A written retainer is no impediment to creative and flexible practice. A time-based fee might have been inappropriate for Sax and Newell. Such an arrangement would require Newell to pay Sax even if the transaction failed completely, and it would provide no incentive for him to obtain the largest possible sale price as quickly as possible. However contingency fees, flat fees, and any number of innovative hybrids are now allowed. Lawyers and clients both benefit from flexibility in fee arrangements, but intelligent drafting can readily reconcile the value of flexibility with the certainty offered by a written contract.
Irene Newell was ready and willing to make use of the assessment procedure. Unfortunately, many inexperienced clients are not, and this makes them easy prey for unethical lawyers choosing their own fees. Assessment means challenging an authority figure (one’s lawyer), and doing so on the lawyer’s home turf (court). This is a huge impediment for clients who are non-confrontational, not to mention those who are incarcerated or out of the country. As this space has argued before, the assessment procedure is no substitute for clear guidelines around ethical billing.
Some issues in legal ethics and lawyer regulation are inherently divisive, and touch on deep-seeded differences in values. Other problems, like this one, should be easy to solve. Removing this ethical kryptonite is simply a matter of requiring every lawyer to consistently take a common sense step that the overwhelming majority already always do take.
While I agree that fees should explicitly be set out in writing at the beginning of a retainer, and it is my personal practice to quote my hourly rate and daily counsel fee for court time. (As an aside, even when the fees are explicitly set out, clients still complain.) However, there does need to be adequate compensation for the complex work a lawyer undertakes.

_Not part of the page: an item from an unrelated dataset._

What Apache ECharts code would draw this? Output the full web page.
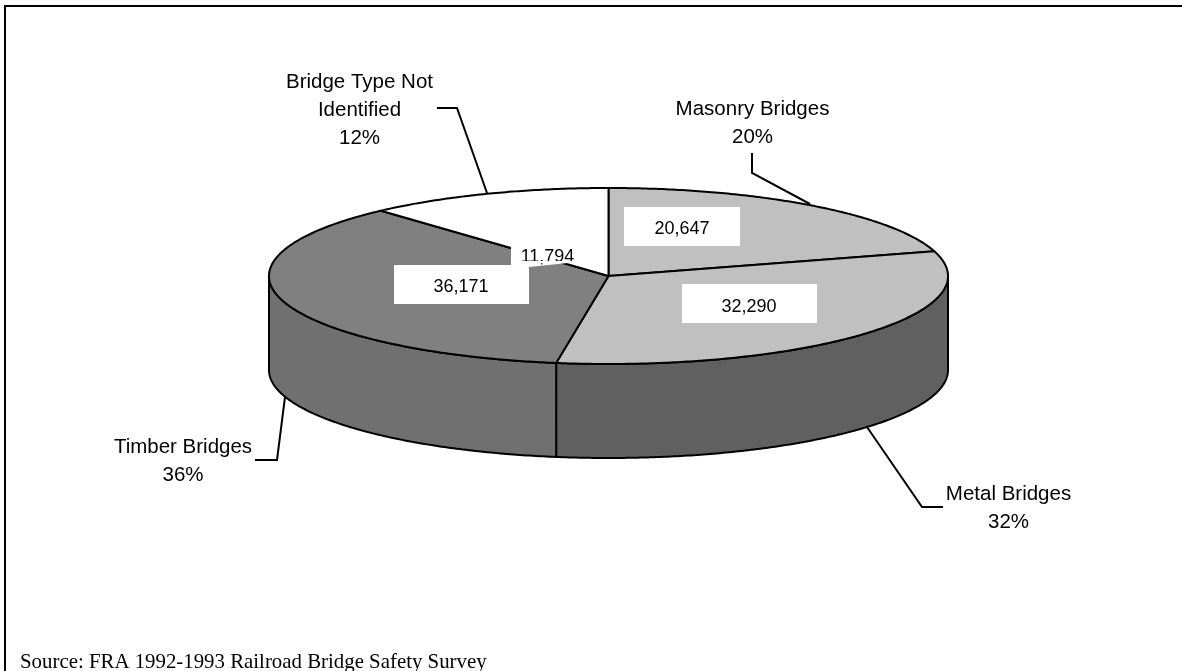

Access to Justice is often used as a euphemism for arguing lawyers charge too much. I am reminded of a story of a contract lawyer. A client came to him and asked him to write a partnership agreement for the next day. The lawyer undertook the work, and produced an excellent agreement that met all the client’s needs. The client was happy with the work until the lawyer presented him with a bill. The client said this is outrageous you only worked on this for a maximum of 24 hours and I am assuming you slept some.
The lawyer responded you paid X for the 24 hours of work. The rest is for my 30 years of experience that enabled me do the impossible and write this thing in 24 hours. Clients are demanding flat fee retainers and value for work remuneration. Fair enough, but the value for work performed proposition should work both ways. $165,000 is just over 1% of the value of the deal. I am not sure that is completely out of line with the work performed. Perhaps that is what the Court of Appeal was thinking. The practice of law is a profession, an honourable profession of which I am proud to be a member. I devote a significant amount of time to community engagement through the Ontario and Canadian Bar Associations. However, the practice of law is also a business. If I cannot charge appropriate fees, then I will be out of business, which means I can’t help anyone.
Thank you for your comment. I totally agree that regulation must not undermine fair and reasonable compensation for legal work. We must never impose a straitjacket preventing fees from reflecting experience, urgency, or the value of what’s at stake.
However the written retainer contract seems less a straitjacket than a closet of options suitable for any weather. $165k, or 1% of the sale price, might well have been the right fee for Sax’s work on behalf of Newell. I just don’t think Sax, or any judge, has the right to make that decision without Newell’s consent to a clear and explicit contingency fee agreement.